GOAL: Include the line containing "ax.plot([n, n +" and all lines before it, repeated exactly from the listing below, without pictures.

+--

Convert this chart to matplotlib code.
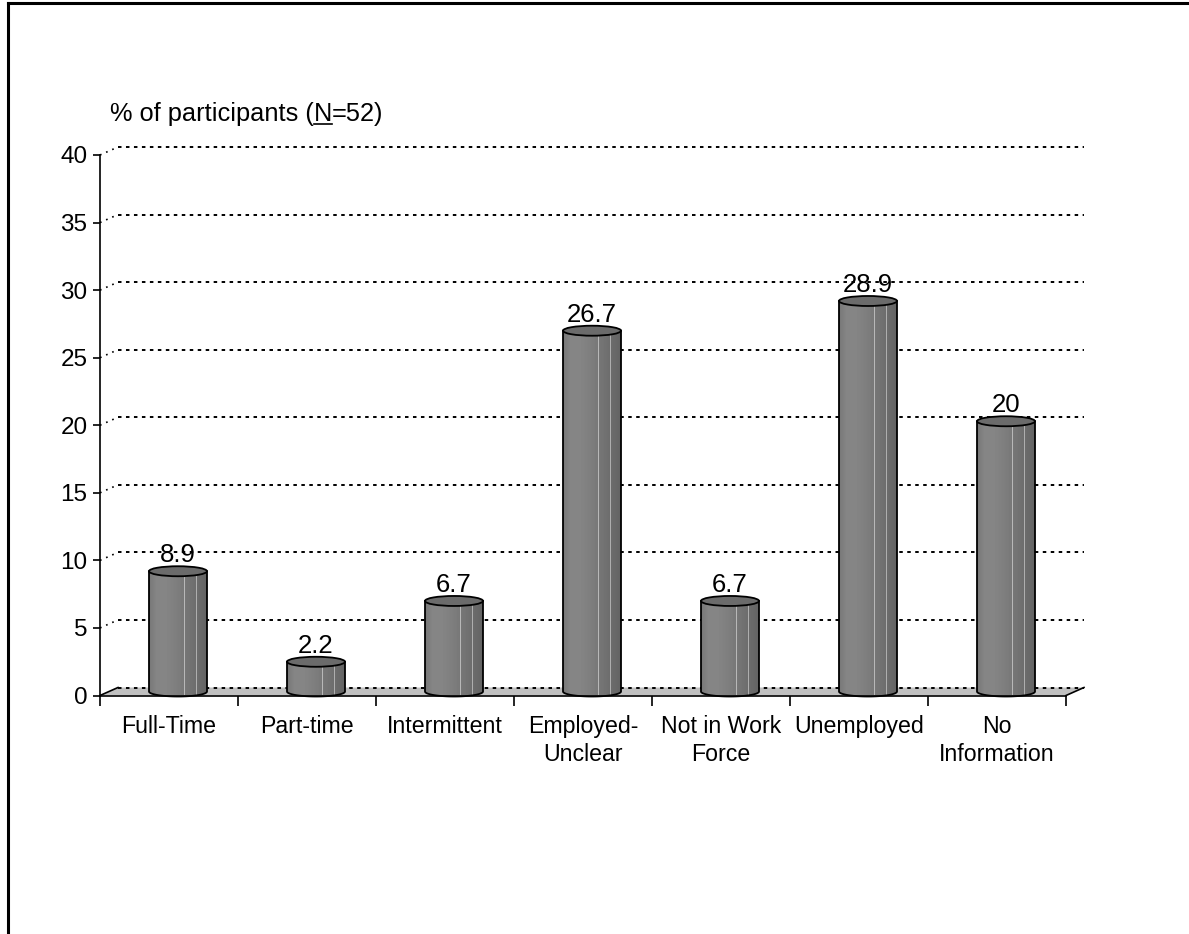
import numpy as np
import matplotlib
matplotlib.use('Agg')
import matplotlib.pyplot as plt
from matplotlib.patches import Ellipse, Polygon, PathPatch
from matplotlib.path import Path
from matplotlib.lines import Line2D

plt.rcParams['font.family'] = ['Liberation Sans', 'DejaVu Sans']

categories = ['Full-Time', 'Part-time', 'Intermittent', 'Employed-\nUnclear',
              'Not in Work\nForce', 'Unemployed', 'No\nInformation']
values = [8.9, 2.2, 6.7, 26.7, 6.7, 28.9, 20]
value_labels = ['8.9', '2.2', '6.7', '26.7', '6.7', '28.9', '20']
y_ticks = [0, 5, 10, 15, 20, 25, 30, 35, 40]
title_parts = ['% of participants (', 'N', '=52)']

W, H = 1189, 934
fig = plt.figure(figsize=(W / 100, H / 100), dpi=100)
ax = fig.add_axes([100 / W, (H - 695.5) / H, 966 / W, 540.5 / H])
n = len(categories)
ymax = y_ticks[-1]
ax.set_xlim(0, n)
ax.set_ylim(0, ymax)

# 3d depth offset, in data units
dx = 18 / 966 * n
dy = 8 / 540.5 * ymax
# cylinder size, in data units
cw = 58 / 966 * n
ch = 10 / 540.5 * ymax

# floor
floor = Polygon([(0, 0), (dx, dy), (n + dx, dy), (n, 0)], closed=True,
                facecolor='#c0c0c0', edgecolor='none', zorder=1, clip_on=False)
ax.add_patch(floor)
ax.plot([0, dx], [0, dy], color='black', lw=1.2, zorder=1.2, clip_on=False)
ax.plot([n, n + dx], [0, dy], color='black', lw=1.2, zorder=1.2, clip_on=False)

# gridlines on the back wall
for v in y_ticks:
    if v > 0:
        ax.plot([0, dx], [v, v + dy], color='black', lw=1.2,
                linestyle=(0, (1, 3)), zorder=1.5, clip_on=False)
    ax.plot([dx, n + dx], [v + dy, v + dy], color='black', lw=1.4,
            linestyle=(0, (1.8, 2.3)), zorder=1.5, clip_on=False)

# shading across a cylinder (left to right)
cols = 58
frac = np.linspace(0, 1, cols)
shade = np.interp(frac, [0, 0.12, 0.3, 0.5, 0.7, 0.85, 1.0],
                  [0.47, 0.52, 0.52, 0.49, 0.45, 0.42, 0.39])
shade[int(cols * 0.62)] = 0.72
shade[int(cols * 0.82)] = 0.68
grad = shade[np.newaxis, :]

t = np.linspace(np.pi, 2 * np.pi, 40)
for i, (v, lab) in enumerate(zip(values, value_labels)):
    cx = i + 0.5 + dx / 2
    y0 = dy / 2
    y1 = v + dy / 2
    xs = np.concatenate([[cx - cw / 2], cx + cw / 2 * np.cos(t), [cx + cw / 2]])
    ys = np.concatenate([[y1], y0 + ch / 2 * np.sin(t), [y1]])
    verts = list(zip(xs, ys)) + [(xs[0], ys[0])]
    body = PathPatch(Path(verts, closed=True), facecolor='none',
                     edgecolor='black', lw=1.3, zorder=3.2, clip_on=False)
    ax.add_patch(body)
    im = ax.imshow(grad, cmap='gray', vmin=0, vmax=1, aspect='auto',
                   interpolation='nearest',
                   extent=(cx - cw / 2, cx + cw / 2, y0 - ch / 2, y1),
                   zorder=3, clip_on=True)
    im.set_clip_path(body)
    top = Ellipse((cx, y1), cw, ch, angle=0, facecolor='#6b6b6b',
                  edgecolor='black', lw=1.3, zorder=3.4, clip_on=False)
    ax.add_patch(top)
    ax.annotate(lab, (cx, y1 + ch / 2), xytext=(0, 3), textcoords='offset points',
                ha='center', va='baseline', fontsize=18.5, zorder=5,
                annotation_clip=False)

ax.set_xlim(0, n)
ax.set_ylim(0, ymax)

for s in ['top', 'right']:
    ax.spines[s].set_visible(False)
for s in ['left', 'bottom']:
    ax.spines[s].set_linewidth(1.2)
    ax.spines[s].set_zorder(2)
ax.patch.set_visible(False)

ax.set_yticks(y_ticks)
ax.tick_params(axis='y', direction='out', length=5, width=1.2, pad=4, labelsize=17.5)
ax.set_xticks(np.arange(n + 1))
ax.set_xticklabels([])
ax.set_xticks(np.arange(n) + 0.5, minor=True)
ax.set_xticklabels(categories, minor=True, fontsize=16.7, linespacing=1.3)
ax.tick_params(axis='x', which='major', direction='out', length=7.5, width=1.2)
ax.tick_params(axis='x', which='minor', length=0, pad=14)

# title with underlined N
renderer = fig.canvas.get_renderer()
x = 110
for k, part in enumerate(title_parts):
    txt = fig.text(x / W, 1 - 121 / H, part, fontsize=18.3, ha='left', va='baseline')
    bb = txt.get_window_extent(renderer)
    if k == 1:
        fig.add_artist(Line2D([bb.x0 / W, bb.x1 / W], [1 - 124 / H, 1 - 124 / H],
                              color='black', lw=1.2))
    x = bb.x1

# outer frame (top and left)
fig.add_artist(Line2D([7.5 / W, 7.5 / W], [0, 1 - 2.5 / H], color='black', lw=2.2))
fig.add_artist(Line2D([7.5 / W, 1188 / W], [1 - 2.5 / H, 1 - 2.5 / H], color='black', lw=2.2))

fig.savefig('out.png', dpi=100, facecolor='white')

+--

ANSWER IN FULL:
Convert this chart to matplotlib code.
import numpy as np
import matplotlib
matplotlib.use('Agg')
import matplotlib.pyplot as plt
from matplotlib.patches import Ellipse, Polygon, PathPatch
from matplotlib.path import Path
from matplotlib.lines import Line2D

plt.rcParams['font.family'] = ['Liberation Sans', 'DejaVu Sans']

categories = ['Full-Time', 'Part-time', 'Intermittent', 'Employed-\nUnclear',
              'Not in Work\nForce', 'Unemployed', 'No\nInformation']
values = [8.9, 2.2, 6.7, 26.7, 6.7, 28.9, 20]
value_labels = ['8.9', '2.2', '6.7', '26.7', '6.7', '28.9', '20']
y_ticks = [0, 5, 10, 15, 20, 25, 30, 35, 40]
title_parts = ['% of participants (', 'N', '=52)']

W, H = 1189, 934
fig = plt.figure(figsize=(W / 100, H / 100), dpi=100)
ax = fig.add_axes([100 / W, (H - 695.5) / H, 966 / W, 540.5 / H])
n = len(categories)
ymax = y_ticks[-1]
ax.set_xlim(0, n)
ax.set_ylim(0, ymax)

# 3d depth offset, in data units
dx = 18 / 966 * n
dy = 8 / 540.5 * ymax
# cylinder size, in data units
cw = 58 / 966 * n
ch = 10 / 540.5 * ymax

# floor
floor = Polygon([(0, 0), (dx, dy), (n + dx, dy), (n, 0)], closed=True,
                facecolor='#c0c0c0', edgecolor='none', zorder=1, clip_on=False)
ax.add_patch(floor)
ax.plot([0, dx], [0, dy], color='black', lw=1.2, zorder=1.2, clip_on=False)
ax.plot([n, n + dx], [0, dy], color='black', lw=1.2, zorder=1.2, clip_on=False)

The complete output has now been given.